Summary: Chapter 20

As the months pass, Angel and Tess grow closer, and Tess finds herself in the happiest phase of her life. They wake up early, before the others, and feel as if they are the only people on Earth. Indeed, the dairy seems to be an Eden, where Angel is Adam and Tess is Eve. Tess is Angel’s “visionary essence of woman,” and he playfully nicknames her “Artemis” and “Demeter.” Tess does not understand these nicknames and simply tells him to call her Tess. They continue to enjoy the morning, as the summer fog slowly lifts and birds swoop and play in the misty air.

Summary: Chapter 21

Life on the dairy begins to change. There is worry about the butter, which is not churning properly. Mrs. Crick jokes that this sort of thing happens only when someone on the farm falls in love. Indeed, there are two people who are in love, and the milkmaids often discuss Angel’s noticeable love for Tess and imagine what the future will hold for them.
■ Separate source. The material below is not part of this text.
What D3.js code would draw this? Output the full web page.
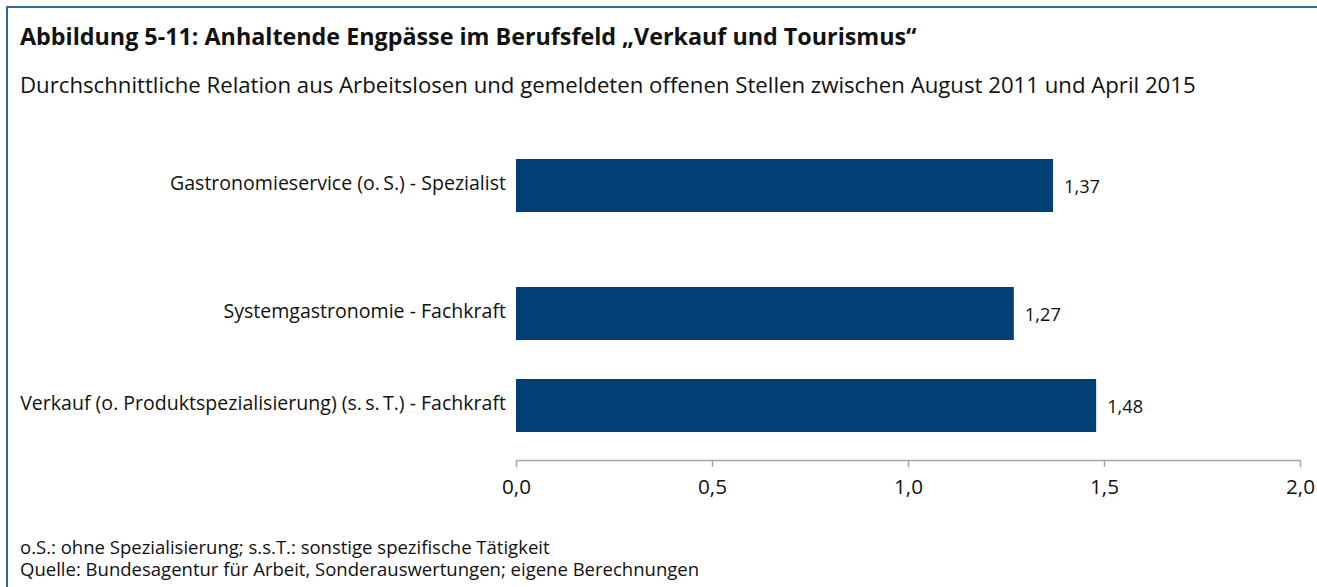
<!DOCTYPE html>
<html>
<head>
<meta charset="utf-8">
<script src="https://cdn.jsdelivr.net/npm/d3@7"></script>
<style>
  body { margin: 0; background: #fff; }
  svg { display: block; font-family: "Open Sans", "Noto Sans", sans-serif; }
</style>
</head>
<body>
<div id="chart"></div>
<script>
// Daten
var categories = [
  "Gastronomieservice (o.\u2009S.) - Spezialist",
  "Systemgastronomie - Fachkraft",
  "Verkauf (o. Produktspezialisierung) (s.\u2009s.\u2009T.) - Fachkraft"
];
var values = [1.37, 1.27, 1.48];
var tickValues = [0, 0.5, 1.0, 1.5, 2.0];

var titleText = "Abbildung 5-11: Anhaltende Engpässe im Berufsfeld „Verkauf und Tourismus“";
var subtitleText = "Durchschnittliche Relation aus Arbeitslosen und gemeldeten offenen Stellen zwischen August 2011 und April 2015";
var notes = [
  "o.S.: ohne Spezialisierung; s.s.T.: sonstige spezifische Tätigkeit",
  "Quelle: Bundesagentur für Arbeit, Sonderauswertungen; eigene Berechnungen"
];

var W = 1317, H = 587;
var barColor = "#004077";

var svg = d3.select("#chart").append("svg")
  .attr("width", W)
  .attr("height", H);

// Rahmen (oben und links)
svg.append("path")
  .attr("d", "M7," + H + "V7H" + W)
  .attr("fill", "none")
  .attr("stroke", "#2f6a9c")
  .attr("stroke-width", 2);

// Schriftgroesse so setzen, dass der Text die Zielbreite hat
function fitWidth(sel, target) {
  var fs = parseFloat(sel.style("font-size"));
  var w = sel.node().getComputedTextLength();
  var nfs = (fs * target / w).toFixed(2) + "px";
  sel.style("font-size", nfs);
  return nfs;
}

var title = svg.append("text")
  .attr("x", 20).attr("y", 45)
  .style("font-size", "19px")
  .style("font-weight", "bold")
  .attr("fill", "#111")
  .text(titleText);
fitWidth(title, 897);

var subtitle = svg.append("text")
  .attr("x", 20).attr("y", 93)
  .style("font-size", "18px")
  .attr("fill", "#111")
  .text(subtitleText);
fitWidth(subtitle, 1176);

// Skalen
var x = d3.scaleLinear()
  .domain([0, 2])
  .range([516, 1300]);

// ungleichmaessige Abstaende wie im Original
var y = d3.scaleOrdinal()
  .domain(categories)
  .range([185.5, 313.5, 405.5]);

var barHeight = 53;

var g = svg.append("g");

g.selectAll("rect.bar")
  .data(values)
  .enter().append("rect")
  .attr("class", "bar")
  .attr("x", x(0))
  .attr("y", function(d, i) { return y(categories[i]) - barHeight / 2; })
  .attr("width", function(d) { return x(d) - x(0); })
  .attr("height", barHeight)
  .attr("fill", barColor);

// Werte
var vals = g.selectAll("text.value")
  .data(values)
  .enter().append("text")
  .attr("class", "value")
  .attr("x", function(d) { return x(d) + 11; })
  .attr("y", function(d, i) { return y(categories[i]) + 7; })
  .style("font-size", "18px")
  .attr("fill", "#111")
  .text(function(d) { return d.toFixed(2).replace(".", ","); });
vals.style("font-size", fitWidth(d3.select(vals.nodes()[0]), 36));

// Kategorien
var cats = g.selectAll("text.cat")
  .data(categories)
  .enter().append("text")
  .attr("class", "cat")
  .attr("x", 506)
  .attr("y", function(d) { return y(d) + 4; })
  .attr("text-anchor", "end")
  .style("font-size", "17px")
  .attr("fill", "#111")
  .text(function(d) { return d; });
cats.style("font-size", fitWidth(d3.select(cats.nodes()[2]), 486));

// X-Achse
var xAxis = d3.axisBottom(x)
  .tickValues(tickValues)
  .tickSizeInner(7)
  .tickSizeOuter(0)
  .tickPadding(12)
  .tickFormat(function(d) { return d.toFixed(1).replace(".", ","); });

var ax = svg.append("g")
  .attr("transform", "translate(0,460)")
  .call(xAxis);
ax.select(".domain").attr("stroke", "#a6a6a6").attr("stroke-width", 1.5);
ax.selectAll(".tick line").attr("stroke", "#a6a6a6").attr("stroke-width", 1.5);
var tl = ax.selectAll(".tick text")
  .attr("fill", "#111")
  .style("font-size", "18px")
  .style("font-family", "\"Open Sans\", sans-serif");
tl.style("font-size", fitWidth(d3.select(tl.nodes()[0]), 29));

// Fussnoten
var foot = svg.selectAll("text.note")
  .data(notes)
  .enter().append("text")
  .attr("class", "note")
  .attr("x", 20)
  .attr("y", function(d, i) { return 554 + i * 22; })
  .style("font-size", "15px")
  .attr("fill", "#111")
  .text(function(d) { return d; });
foot.style("font-size", fitWidth(d3.select(foot.nodes()[0]), 530));
</script>
</body>
</html>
Tess does not want to marry, though, because she is still ashamed of her past. After some further churning, the butter begins to set and everyone’s fears melt away—except for Tess’s.

Summary: Chapter 22

Early in the morning, the Cricks receive a letter from a customer who complains that the butter he has bought from them “had a twang,” or a sharp taste. Mr. Crick realizes that this taste must be the result of the cows eating from garlic weeds. The dairymaids go out to the pasture to search for these disastrous weeds. Tess feels faint, and Mr. Crick encourages Tess to take a moment to rest. Angel stops with her, and she makes a point of mentioning the virtues of two of her close milkmaid friends, Izz and Retty. Angel agrees that they are nice women and capable dairymaids, but indicates that he has no romantic interest in them.

Summary: Chapter 23

Two months after her arrival at the dairy, Tess sets out with her friends to attend the Mellstock Church. There has been a torrential downpour the day before, and the girls come to a long stretch of flooded road. Angel offers to carry them across, and they agree. All the girls notice that Angel takes the longest with Tess, and they each realize that he prefers her.
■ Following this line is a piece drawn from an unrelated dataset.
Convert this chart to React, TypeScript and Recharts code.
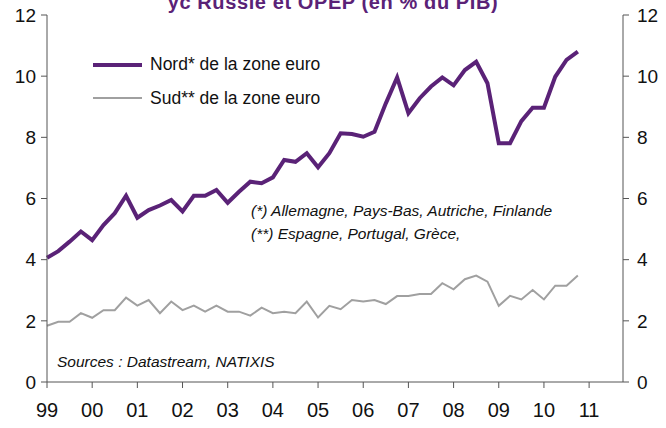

Tess begins to avoid Angel, but she notices from afar his grace and self-discipline in the company of the girls who dote on him. One night, Marian, Izz, and Retty each confess to feeling love for Angel, and Tess feels guilty, since she too loves Angel but has already decided never to marry. She wonders if she is wrong to take so much of his time.

Summary: Chapter 24

Later that summer, Angel and Tess are milking cows, and Angel is overcome with his feeling for Tess. He embraces her, and she gives way to her feelings for a moment before trying to pull away. Angel tells Tess he loves her and is surprised to hear the words come out of his mouth. No one has noticed their encounter, and the two return to their milking, shaken.

Analysis: Chapters 20–24

These chapters mark the end of Phase the Third, subtitled “The Rally,” which concerns Tess’s “invincible instinct toward self-delight” as she enjoys a happy period at the Talbothays Dairy and her new romance with Angel Clare. The harsh irony of Angel’s first impression of Tess, that she is “virginal,” is underplayed by Tess’s self-sacrificing virtue throughout these chapters—she even avoids him intentionally when she thinks her friends deserve him more. The plot of this phase is, like that of Phase the First, essentially linear: Tess meets Angel and their relationship grows closer until it becomes clear that he loves her.

A new conflict arises in these chapters between Tess’s new love for Angel and her moral reservations about acting on that love. This conflict and indecisiveness on Tess’s part is mirrored by the new problems that surface at Talbothays Dairy concerning the quality of the butter. Certain agents have caused the butter to become tainted, affecting its taste and attractiveness. Tess feels a similar inner turmoil with the agents that have affected her, which leads her to think that her attractiveness may be tainted even though Angel expresses his love for her.

With Tess’s virtue as uncompromisable as ever, her personal reservations about marrying Angel seem clearly designed to arouse both our sympathy and moral outrage. It seems ludicrous for poor Tess to have to refrain from acting on her passion. Surely any moral code that would force Tess to suffer for the rest of her life for a single error must be deeply flawed. This line of reasoning is Hardy’s argument, but still Tess seems to be fated to suffer, the victim of “the ill-judged execution of the well-judged plan of things.”

As Angel and Alec are compared and contrasted in previous chapters, Tess is compared and contrasted with the other dairymaids in these chapters. Tess views herself as equal or subordinate to her friends Marian, Izz, and Retty, but Angel sees her as his sole, perfect mate. All of the dairymaids have crushes on Angel, but Angel is interested only in Tess. The final scene in the section—in which Tess and Angel are overcome by their love—is a wonderful conclusion to these chapters, which have focused on the growing attraction between them. The conclusion satisfies the natural progression of their love in a way that is surely meant to appease us. Tess is surprised by Angel’s confession, and a bit shaken by its implications. She is torn because she knows her dark past will stand in the way of her future with Angel, and even as their love continues to grow, these issues and problems do not show any signs of disappearing.